▶ Given information:
○ ○ ○

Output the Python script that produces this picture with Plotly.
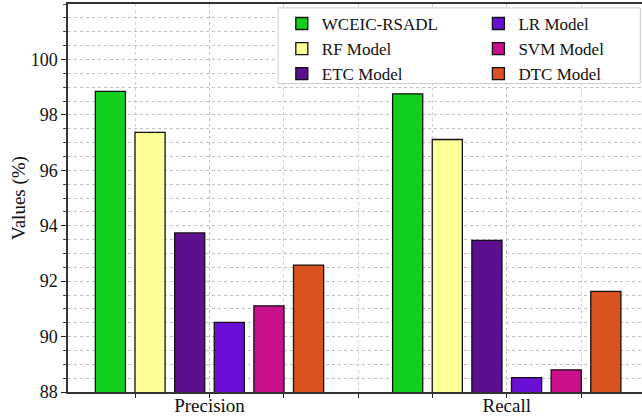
import plotly.graph_objects as go

categories = ["Precision", "Recall"]
category_pos = [1, 2]
models = ["WCEIC-RSADL", "RF Model", "ETC Model", "LR Model", "SVM Model", "DTC Model"]
wceic_rsadl = [98.85, 98.76]
rf_model = [97.37, 97.11]
etc_model = [93.74, 93.47]
lr_model = [90.51, 88.52]
svm_model = [91.11, 88.80]
dtc_model = [92.58, 91.63]
y_ticks = [88, 90, 92, 94, 96, 98, 100]

series = [wceic_rsadl, rf_model, etc_model, lr_model, svm_model, dtc_model]
colors = ["#12CF1E", "#FFFF99", "#5C0F8E", "#6A10D6", "#C9108A", "#D9521F"]
legend_ids = ["legend", "legend", "legend", "legend2", "legend2", "legend2"]

FONT = "Liberation Serif"

fig = go.Figure()
for name, vals, col, lg in zip(models, series, colors, legend_ids):
    fig.add_trace(go.Bar(
        x=category_pos, y=vals, name=name,
        marker=dict(color=col, line=dict(color="#111111", width=1.3)),
        legend=lg,
    ))

grid = dict(showgrid=True, gridcolor="#c0c0c0", griddash="dot", gridwidth=1)

fig.update_layout(
    width=642, height=416,
    margin=dict(l=68, r=0, t=4, b=24),
    paper_bgcolor="white", plot_bgcolor="white",
    barmode="group", bargap=0.2, bargroupgap=0.24,
    font=dict(family=FONT, size=18, color="#111111"),
    showlegend=True,
    legend=dict(x=0.3725, y=0.995, xanchor="left", yanchor="top",
                bgcolor="rgba(0,0,0,0)", borderwidth=0,
                font=dict(family=FONT, size=17, color="#111111"),
                tracegroupgap=0, itemwidth=30),
    legend2=dict(x=0.715, y=0.995, xanchor="left", yanchor="top",
                 bgcolor="rgba(0,0,0,0)", borderwidth=0,
                 font=dict(family=FONT, size=17, color="#111111"),
                 tracegroupgap=0, itemwidth=30),
    xaxis=dict(
        range=[0.524, 2.455],
        automargin=False,
        tickmode="array", tickvals=category_pos, ticktext=categories,
        ticks="outside", ticklen=4, tickcolor="#222",
        ticklabelstandoff=-9,
        showline=True, linecolor="#333", linewidth=2, mirror=True,
        tickfont=dict(family=FONT, size=19),
        zeroline=False,
        minor=dict(dtick=0.25, tick0=0, ticks="outside", ticklen=4,
                   tickcolor="#222", showgrid=True, gridcolor="#d0d0d0",
                   griddash="dot"),
        **grid,
    ),
    yaxis=dict(
        range=[88, 102],
        automargin=False,
        tickmode="array", tickvals=y_ticks,
        ticks="outside", ticklen=5, tickcolor="#222",
        showline=True, linecolor="#333", linewidth=1.5,
        tickfont=dict(family=FONT, size=18),
        zeroline=False,
        title=dict(text="Values (%)", font=dict(family=FONT, size=19), standoff=0),
        minor=dict(dtick=0.5, tick0=88, ticks="outside", ticklen=3,
                   tickcolor="#444", showgrid=True, gridcolor="#c0c0c0",
                   griddash="dot"),
        **grid,
    ),
    shapes=[dict(type="rect", xref="paper", yref="paper",
                 x0=0.366, x1=0.997, y0=0.795, y1=0.99,
                 fillcolor="white", line=dict(color="#cccccc", width=1),
                 layer="above")],
)

fig.write_html("out.html", config={"displayModeBar": False},
               post_script="document.body.style.margin='0';")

○ ○ ○

Print the complete listing exactly as it stands, without its pictures.

▶ Task answer:
Output the Python script that produces this picture with Plotly.
import plotly.graph_objects as go

categories = ["Precision", "Recall"]
category_pos = [1, 2]
models = ["WCEIC-RSADL", "RF Model", "ETC Model", "LR Model", "SVM Model", "DTC Model"]
wceic_rsadl = [98.85, 98.76]
rf_model = [97.37, 97.11]
etc_model = [93.74, 93.47]
lr_model = [90.51, 88.52]
svm_model = [91.11, 88.80]
dtc_model = [92.58, 91.63]
y_ticks = [88, 90, 92, 94, 96, 98, 100]

series = [wceic_rsadl, rf_model, etc_model, lr_model, svm_model, dtc_model]
colors = ["#12CF1E", "#FFFF99", "#5C0F8E", "#6A10D6", "#C9108A", "#D9521F"]
legend_ids = ["legend", "legend", "legend", "legend2", "legend2", "legend2"]

FONT = "Liberation Serif"

fig = go.Figure()
for name, vals, col, lg in zip(models, series, colors, legend_ids):
    fig.add_trace(go.Bar(
        x=category_pos, y=vals, name=name,
        marker=dict(color=col, line=dict(color="#111111", width=1.3)),
        legend=lg,
    ))

grid = dict(showgrid=True, gridcolor="#c0c0c0", griddash="dot", gridwidth=1)

fig.update_layout(
    width=642, height=416,
    margin=dict(l=68, r=0, t=4, b=24),
    paper_bgcolor="white", plot_bgcolor="white",
    barmode="group", bargap=0.2, bargroupgap=0.24,
    font=dict(family=FONT, size=18, color="#111111"),
    showlegend=True,
    legend=dict(x=0.3725, y=0.995, xanchor="left", yanchor="top",
                bgcolor="rgba(0,0,0,0)", borderwidth=0,
                font=dict(family=FONT, size=17, color="#111111"),
                tracegroupgap=0, itemwidth=30),
    legend2=dict(x=0.715, y=0.995, xanchor="left", yanchor="top",
                 bgcolor="rgba(0,0,0,0)", borderwidth=0,
                 font=dict(family=FONT, size=17, color="#111111"),
                 tracegroupgap=0, itemwidth=30),
    xaxis=dict(
        range=[0.524, 2.455],
        automargin=False,
        tickmode="array", tickvals=category_pos, ticktext=categories,
        ticks="outside", ticklen=4, tickcolor="#222",
        ticklabelstandoff=-9,
        showline=True, linecolor="#333", linewidth=2, mirror=True,
        tickfont=dict(family=FONT, size=19),
        zeroline=False,
        minor=dict(dtick=0.25, tick0=0, ticks="outside", ticklen=4,
                   tickcolor="#222", showgrid=True, gridcolor="#d0d0d0",
                   griddash="dot"),
        **grid,
    ),
    yaxis=dict(
        range=[88, 102],
        automargin=False,
        tickmode="array", tickvals=y_ticks,
        ticks="outside", ticklen=5, tickcolor="#222",
        showline=True, linecolor="#333", linewidth=1.5,
        tickfont=dict(family=FONT, size=18),
        zeroline=False,
        title=dict(text="Values (%)", font=dict(family=FONT, size=19), standoff=0),
        minor=dict(dtick=0.5, tick0=88, ticks="outside", ticklen=3,
                   tickcolor="#444", showgrid=True, gridcolor="#c0c0c0",
                   griddash="dot"),
        **grid,
    ),
    shapes=[dict(type="rect", xref="paper", yref="paper",
                 x0=0.366, x1=0.997, y0=0.795, y1=0.99,
                 fillcolor="white", line=dict(color="#cccccc", width=1),
                 layer="above")],
)

fig.write_html("out.html", config={"displayModeBar": False},
               post_script="document.body.style.margin='0';")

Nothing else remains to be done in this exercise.